Various forms of mass transit and alternative transportation along and around I-285 have been proposed over the years, including multiuse trails, trains and even monorails. Last year’s opening of SunTrust Park in Cobb County raised the issue again, and there is a growing sense of urgency as the state plans to widen and add ramps to the I-285/Ga. 400 interchange take more right of way.
Questions are also being raised by Brookhaven, Dunwoody and Sandy Springs about where the access points for the managed lanes will be located.

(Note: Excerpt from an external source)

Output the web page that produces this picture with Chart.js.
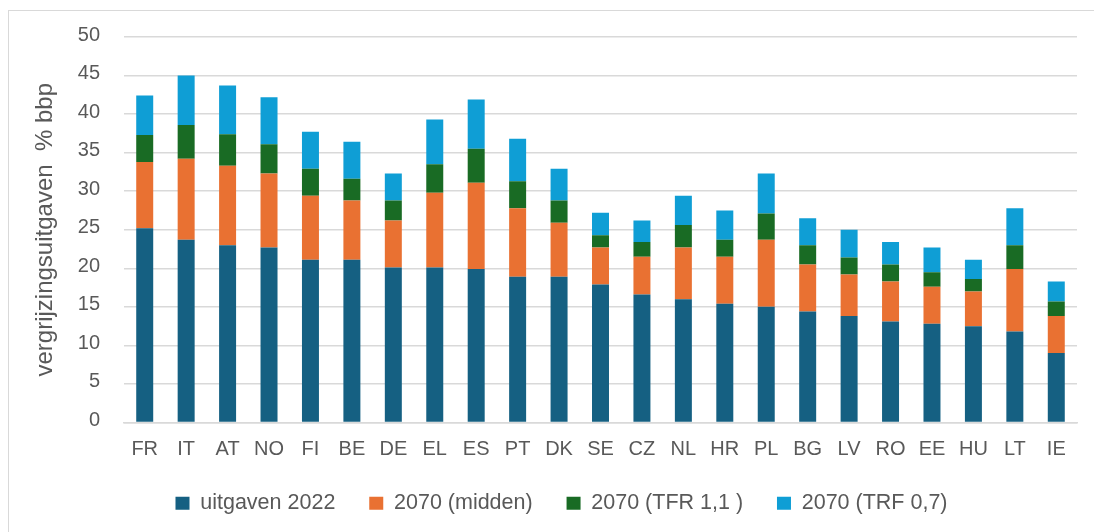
<!DOCTYPE html>
<html>
<head>
<meta charset="utf-8">
<script src="https://cdn.jsdelivr.net/npm/chart.js@4.4.1/dist/chart.umd.min.js"></script>
<style>
  html, body { margin: 0; padding: 0; background: #fff; }
  #wrap { position: relative; width: 1094px; height: 532px; overflow: hidden; }
  #frame { position: absolute; left: 8px; top: 10px; width: 1200px; height: 600px; border: 1.5px solid #d9d9d9; box-sizing: border-box; }
  canvas { position: absolute; left: 0; top: 0; }
</style>
</head>
<body>
<div id="wrap">
  <div id="frame"></div>
  <canvas id="c" width="1094" height="532"></canvas>
</div>
<script>
// Categories (countries)
const categories = ["FR","IT","AT","NO","FI","BE","DE","EL","ES","PT","DK","SE","CZ","NL","HR","PL","BG","LV","RO","EE","HU","LT","IE"];

// Stacked segment heights (% bbp)
const uitgaven2022   = [25.2,23.7,23.0,22.7,21.1,21.1,20.1,20.1,19.9,18.9,18.9,17.9,16.6,16.0,15.4,15.0,14.4,13.8,13.1,12.8,12.5,11.8,9.0];
const midden2070     = [8.6,10.5,10.3,9.6,8.3,7.7,6.1,9.7,11.2,8.9,7.0,4.8,4.9,6.7,6.1,8.7,6.1,5.4,5.2,4.8,4.5,8.1,4.8];
const tfr11_2070     = [3.5,4.4,4.1,3.8,3.5,2.8,2.6,3.7,4.4,3.5,2.9,1.6,1.9,2.9,2.2,3.4,2.5,2.2,2.2,1.9,1.6,3.1,1.9];
const trf07_2070     = [5.1,6.4,6.3,6.1,4.8,4.8,3.5,5.8,6.4,5.5,4.1,2.9,2.8,3.8,3.8,5.2,3.5,3.6,2.9,3.2,2.5,4.8,2.6];

const seriesNames = ["uitgaven 2022", "2070 (midden)", "2070 (TFR 1,1 )", "2070 (TRF 0,7)"];
const seriesColors = ["#156082", "#E97132", "#196B24", "#0F9ED5"];

// Y axis ticks
const yTicks = [0,5,10,15,20,25,30,35,40,45,50];
const yTitle = "vergrijzingsuitgaven  % bbp";

const FONT = "'Liberation Sans', Arial, sans-serif";
const TXT = "#595959";

const seriesData = [uitgaven2022, midden2070, tfr11_2070, trf07_2070];
const datasets = seriesData.map((d, i) => ({
  label: seriesNames[i],
  data: d,
  backgroundColor: seriesColors[i],
  borderWidth: 0,
  stack: "s",
  categoryPercentage: 1.0,
  barPercentage: 0.41
}));

new Chart(document.getElementById("c"), {
  type: "bar",
  data: { labels: categories, datasets },
  options: {
    responsive: false,
    animation: false,
    devicePixelRatio: 1,
    layout: { padding: { left: 46, right: 17, top: 37, bottom: 8 } },
    plugins: {
      tooltip: { enabled: false },
      legend: {
        position: "bottom",
        labels: {
          boxWidth: 14,
          boxHeight: 13,
          padding: 16,
          color: TXT,
          font: { family: FONT, size: 21.5 },
          generateLabels: (chart) => {
            const items = Chart.defaults.plugins.legend.labels.generateLabels(chart);
            items.forEach((it, i) => { if (i < items.length - 1) it.text = it.text + "   "; });
            return items;
          }
        }
      }
    },
    scales: {
      x: {
        stacked: true,
        grid: { display: false, drawTicks: false },
        border: { display: true, color: "#d9d9d9", width: 1.5 },
        ticks: { color: TXT, font: { family: FONT, size: 20 }, padding: 15, maxRotation: 0, autoSkip: false }
      },
      y: {
        stacked: true,
        min: 0, max: 50,
        afterBuildTicks: (scale) => { scale.ticks = yTicks.map(v => ({ value: v })); },
        afterFit: (scale) => { scale.width = 78; },
        grid: { color: "#d9d9d9", lineWidth: 1.5, drawTicks: false },
        border: { display: false },
        ticks: { color: TXT, font: { family: FONT, size: 20 }, padding: 24, labelOffset: -2 },
        title: {
          display: true,
          text: yTitle,
          color: TXT,
          font: { family: FONT, size: 24 },
          padding: { top: -15.4, bottom: 0 }
        }
      }
    }
  }
});
</script>
</body>
</html>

The I-285 Top End Express Lanes is a Georgia DOT project planned to improve mobility along the I-285 top end in metro Atlanta. More than 240,000 vehicles travel across this stretch of highway every weekday, according to GDOT.
The project focuses on adding two new elevated, barrier-separated express lanes in both directions of I-285, alongside the existing general purpose lanes.

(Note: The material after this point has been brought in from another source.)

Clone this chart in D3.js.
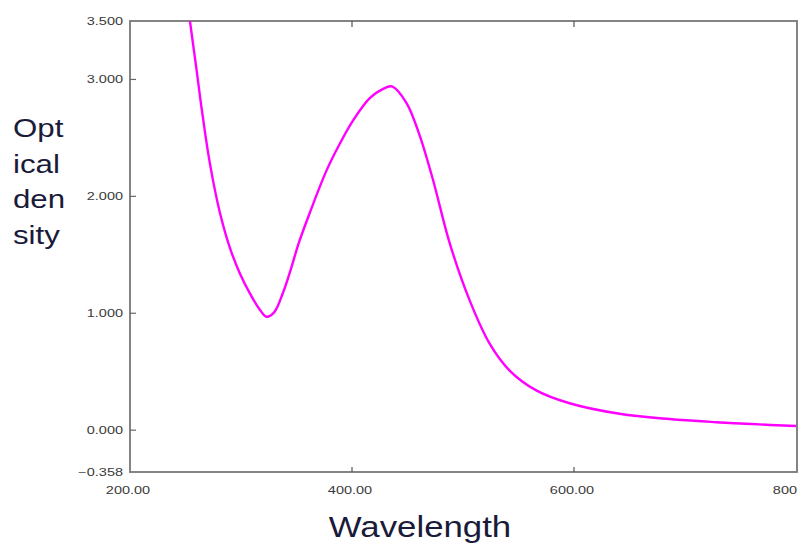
<!DOCTYPE html>
<html lang="en">
<head>
    <meta charset="UTF-8">
    <title>Optical density vs wavelength</title>
    <script src="https://d3js.org/d3.v7.min.js"></script>
    <style>
        body { margin: 0; background: #fff; }
        svg text { font-family: "Liberation Sans", Arial, sans-serif; }
        .tick-label { font-size: 10px; fill: #3a3a3a; }
        .title { fill: #1a1a3a; }
    </style>
</head>
<body>
    <svg id="chart"></svg>
    <script>
        const width = 798;
        const height = 545;

        // spectrum
        const wavelengths = [250, 254, 260, 265, 272, 281, 290, 299, 308, 317, 323, 330, 338, 345, 352, 362, 377, 389, 401, 416, 428, 436, 449, 461, 473, 488, 506, 524, 542, 566, 596, 641, 686, 728, 760, 800];
        const density = [3.8, 3.5, 3.08, 2.72, 2.28, 1.86, 1.56, 1.34, 1.17, 1.03, 0.97, 1.01, 1.18, 1.38, 1.6, 1.86, 2.22, 2.45, 2.65, 2.84, 2.92, 2.94, 2.8, 2.52, 2.14, 1.6, 1.11, 0.74, 0.51, 0.34, 0.23, 0.14, 0.095, 0.068, 0.052, 0.035];

        const xTicks = [200, 400, 600, 800];
        const xTickLabels = ['200.00', '400.00', '600.00', '800'];
        const yTicks = [-0.358, 0, 1, 2, 3, 3.5];
        const yLabelLines = ['Opt', 'ical', 'den', 'sity'];

        const plotLeft = 130, plotRight = 796, plotTop = 21, plotBottom = 472;

        const svg = d3.select('#chart')
            .attr('width', width)
            .attr('height', height);

        const x = d3.scaleLinear().domain([200, 800]).range([plotLeft, plotRight]);
        const y = d3.scaleLinear().domain([-0.358, 3.5]).range([plotBottom, plotTop]);

        // the original picture is stretched sideways, so texts get a horizontal scale
        function addText(px, py, str, cls, size, sx, anchor) {
            svg.append('g')
                .attr('transform', `translate(${px},${py}) scale(${sx},1)`)
                .append('text')
                .attr('class', cls)
                .attr('font-size', size)
                .attr('text-anchor', anchor)
                .text(str);
        }

        svg.append('clipPath').attr('id', 'plot-clip')
            .append('rect')
            .attr('x', plotLeft).attr('y', plotTop)
            .attr('width', plotRight - plotLeft + 2).attr('height', plotBottom - plotTop);

        // frame
        svg.append('rect')
            .attr('x', plotLeft).attr('y', plotTop)
            .attr('width', plotRight - plotLeft + 1).attr('height', plotBottom - plotTop)
            .attr('fill', 'none')
            .attr('stroke', '#777')
            .attr('stroke-width', 1.8);

        // x ticks (inside, bottom and top)
        xTicks.forEach((t, i) => {
            if (t !== 200 && t !== 800) {
                svg.append('line').attr('x1', x(t)).attr('x2', x(t))
                    .attr('y1', plotBottom).attr('y2', plotBottom - 5)
                    .attr('stroke', '#555').attr('stroke-width', 1.2);
                svg.append('line').attr('x1', x(t)).attr('x2', x(t))
                    .attr('y1', plotTop).attr('y2', plotTop + 6)
                    .attr('stroke', '#555').attr('stroke-width', 1.2);
            }
            const last = i === xTicks.length - 1;
            addText(last ? x(t) + 1 : x(t) - 2, plotBottom + 22, xTickLabels[i],
                'tick-label', 10, 1.45, last ? 'end' : 'middle');
        });

        // y ticks
        yTicks.forEach(t => {
            if (t !== 3.5 && t !== -0.358) {
                svg.append('line').attr('x1', plotLeft).attr('x2', plotLeft + 6)
                    .attr('y1', y(t)).attr('y2', y(t))
                    .attr('stroke', '#666').attr('stroke-width', 1.2);
            }
            addText(plotLeft - 7, y(t) + 4, d3.format('.3f')(t), 'tick-label', 10, 1.45, 'end');
        });

        const line = d3.line()
            .x((d, i) => x(wavelengths[i]))
            .y(d => y(d))
            .curve(d3.curveCatmullRom.alpha(0.5));

        svg.append('path')
            .datum(density)
            .attr('clip-path', 'url(#plot-clip)')
            .attr('d', line)
            .attr('fill', 'none')
            .attr('stroke', '#ff00ff')
            .attr('stroke-width', 2.4);

        addText(420, 537, 'Wavelength', 'title', 30, 1.16, 'middle');

        yLabelLines.forEach((s, i) => {
            addText(13, 137 + i * 35.5, s, 'title', 25, 1.25, 'start');
        });
    </script>
</body>
</html>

The I-285 top end express lanes are still in the preliminary stages and nothing has been set in stone, but GDOT is already acquiring right-of-way where needed and is expected to begin the design process in 2020, a GDOT representative recently told Brookhaven officials. There will be more time for public input as well, according to GDOT.
The managed lanes are a separate project from Transform 285/400 project that would add even more lanes — four on each highway — in construction that could take a decade. The concept of the project is to allow toll-paying drivers to speed through the interchange in dedicated, entirely separate lanes, and is being touted by GDOT as a reliable way to get to where motorists want to go on time.
The elevated lanes near the proposed interchanges are GDOT’s way to reduce taking city right-of-way, Matthews told Brookhaven council members.
The I-285 Top End Express Lanes will be part of the larger Georgia Express Lanes system, designed to provide drivers more reliable trip times. Transit riders and state registered vanpools can utilize the express lanes at no additional cost.
The project is part of Georgia DOTs Major Mobility Investment Program (MMIP), which currently includes 11 large-scale projects.